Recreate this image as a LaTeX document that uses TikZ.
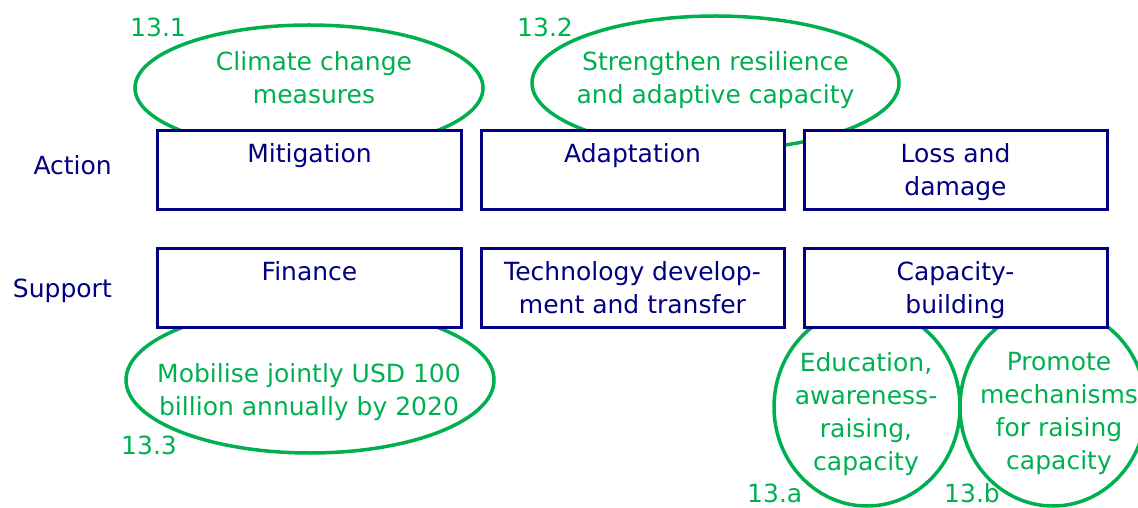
\documentclass[tikz,border=0pt]{standalone}
\usepackage{fontspec}
\setmainfont{DejaVu Sans}
\usetikzlibrary{shapes.geometric}
\definecolor{navyb}{RGB}{0,0,128}
\definecolor{sdggreen}{RGB}{0,176,80}
\begin{document}
\begin{tikzpicture}[x=1bp,y=-1bp,
  every node/.style={font=\fontsize{25bp}{33bp}\selectfont},
  goal/.style={ellipse, draw=sdggreen, line width=3.5bp, inner sep=0pt},
  goaltxt/.style={text=sdggreen, inner sep=0pt, anchor=north, align=center},
  tag/.style={text=sdggreen, inner sep=0pt, anchor=base west},
  area/.style={draw=navyb, fill=white, line width=3bp, inner sep=0pt,
    minimum width=303bp, minimum height=79bp, text=navyb},
  rowlabel/.style={text=navyb, inner sep=0pt, anchor=base east}]
\clip (0,0) rectangle (1138,508);
% target ellipses (behind the boxes)
\node[goal, minimum width=348bp, minimum height=126bp] (g1) at (309,88) {};
\node[goal, minimum width=367bp, minimum height=134bp] (g2) at (715.5,83) {};
\node[goal, minimum width=368bp, minimum height=146bp] (g3) at (310,380) {};
\node[goal, minimum width=186bp, minimum height=198bp] (ga) at (867,407) {};
\node[goal, minimum width=186bp, minimum height=198bp] (gb) at (1053,407) {};
% boxes
\node[area] (mit) at (309.5,170) {\parbox[c][79bp][t]{300bp}{\centering\rule{0pt}{32bp}Mitigation}};
\node[area] (ada) at (632.5,170) {\parbox[c][79bp][t]{300bp}{\centering\rule{0pt}{32bp}Adaptation}};
\node[area] (los) at (955.5,170) {\parbox[c][79bp][t]{300bp}{\centering\rule{0pt}{32bp}Loss and\\damage}};
\node[area] (fin) at (309.5,288.5) {\parbox[c][79bp][t]{300bp}{\centering\rule{0pt}{32bp}Finance}};
\node[area] (tec) at (632.5,288.5) {\parbox[c][79bp][t]{300bp}{\centering\rule{0pt}{32bp}Technology develop-\\ment and transfer}};
\node[area] (cap) at (955.5,288.5) {\parbox[c][79bp][t]{300bp}{\centering\rule{0pt}{32bp}Capacity-\\building}};
% row labels
\node[rowlabel] (act) at (112,175) {Action};
\node[rowlabel] (sup) at (112,298) {Support};
% ellipse texts
\node[goaltxt] (t1) at (314,50) {\rule{0pt}{20bp}Climate change\\measures};
\node[goaltxt] (t2) at (715.5,50) {\rule{0pt}{20bp}Strengthen resilience\\and adaptive capacity};
\node[goaltxt] (t3) at (309,362) {\rule{0pt}{20bp}Mobilise jointly USD 100\\billion annually by 2020};
\node[goaltxt] (ta) at (866,351) {\rule{0pt}{20bp}Education,\\awareness-\\raising,\\capacity};
\node[goaltxt] (tb) at (1059,350) {\rule{0pt}{20bp}Promote\\mechanisms\\for raising\\capacity};
% tags
\node[tag] (n1) at (130,37) {13.1};
\node[tag] (n2) at (517,37) {13.2};
\node[tag] (n3) at (121,454) {13.3};
\node[tag] (na) at (747,502) {13.a};
\node[tag] (nb) at (944,502) {13.b};
\end{tikzpicture}
\end{document}
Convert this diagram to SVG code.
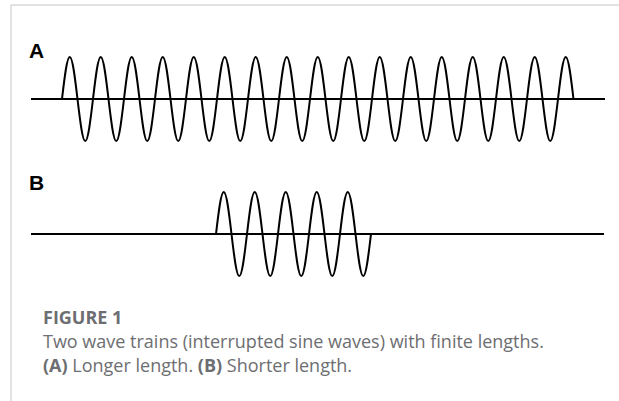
◆ ◆ ◆
Aim of the exercise => Copy all the entries word for word. Omit any pictures.

Completed exercise =>
Recreate this image as a LaTeX document that uses TikZ.
\documentclass[tikz,border=0pt]{standalone}
\usepackage{fontspec}
\setmainfont{DejaVu Sans}
\usetikzlibrary{shapes.geometric}
\definecolor{navyb}{RGB}{0,0,128}
\definecolor{sdggreen}{RGB}{0,176,80}
\begin{document}
\begin{tikzpicture}[x=1bp,y=-1bp,
  every node/.style={font=\fontsize{25bp}{33bp}\selectfont},
  goal/.style={ellipse, draw=sdggreen, line width=3.5bp, inner sep=0pt},
  goaltxt/.style={text=sdggreen, inner sep=0pt, anchor=north, align=center},
  tag/.style={text=sdggreen, inner sep=0pt, anchor=base west},
  area/.style={draw=navyb, fill=white, line width=3bp, inner sep=0pt,
    minimum width=303bp, minimum height=79bp, text=navyb},
  rowlabel/.style={text=navyb, inner sep=0pt, anchor=base east}]
\clip (0,0) rectangle (1138,508);
% target ellipses (behind the boxes)
\node[goal, minimum width=348bp, minimum height=126bp] (g1) at (309,88) {};
\node[goal, minimum width=367bp, minimum height=134bp] (g2) at (715.5,83) {};
\node[goal, minimum width=368bp, minimum height=146bp] (g3) at (310,380) {};
\node[goal, minimum width=186bp, minimum height=198bp] (ga) at (867,407) {};
\node[goal, minimum width=186bp, minimum height=198bp] (gb) at (1053,407) {};
% boxes
\node[area] (mit) at (309.5,170) {\parbox[c][79bp][t]{300bp}{\centering\rule{0pt}{32bp}Mitigation}};
\node[area] (ada) at (632.5,170) {\parbox[c][79bp][t]{300bp}{\centering\rule{0pt}{32bp}Adaptation}};
\node[area] (los) at (955.5,170) {\parbox[c][79bp][t]{300bp}{\centering\rule{0pt}{32bp}Loss and\\damage}};
\node[area] (fin) at (309.5,288.5) {\parbox[c][79bp][t]{300bp}{\centering\rule{0pt}{32bp}Finance}};
\node[area] (tec) at (632.5,288.5) {\parbox[c][79bp][t]{300bp}{\centering\rule{0pt}{32bp}Technology develop-\\ment and transfer}};
\node[area] (cap) at (955.5,288.5) {\parbox[c][79bp][t]{300bp}{\centering\rule{0pt}{32bp}Capacity-\\building}};
% row labels
\node[rowlabel] (act) at (112,175) {Action};
\node[rowlabel] (sup) at (112,298) {Support};
% ellipse texts
\node[goaltxt] (t1) at (314,50) {\rule{0pt}{20bp}Climate change\\measures};
\node[goaltxt] (t2) at (715.5,50) {\rule{0pt}{20bp}Strengthen resilience\\and adaptive capacity};
\node[goaltxt] (t3) at (309,362) {\rule{0pt}{20bp}Mobilise jointly USD 100\\billion annually by 2020};
\node[goaltxt] (ta) at (866,351) {\rule{0pt}{20bp}Education,\\awareness-\\raising,\\capacity};
\node[goaltxt] (tb) at (1059,350) {\rule{0pt}{20bp}Promote\\mechanisms\\for raising\\capacity};
% tags
\node[tag] (n1) at (130,37) {13.1};
\node[tag] (n2) at (517,37) {13.2};
\node[tag] (n3) at (121,454) {13.3};
\node[tag] (na) at (747,502) {13.a};
\node[tag] (nb) at (944,502) {13.b};
\end{tikzpicture}
\end{document}
Convert this diagram to SVG code.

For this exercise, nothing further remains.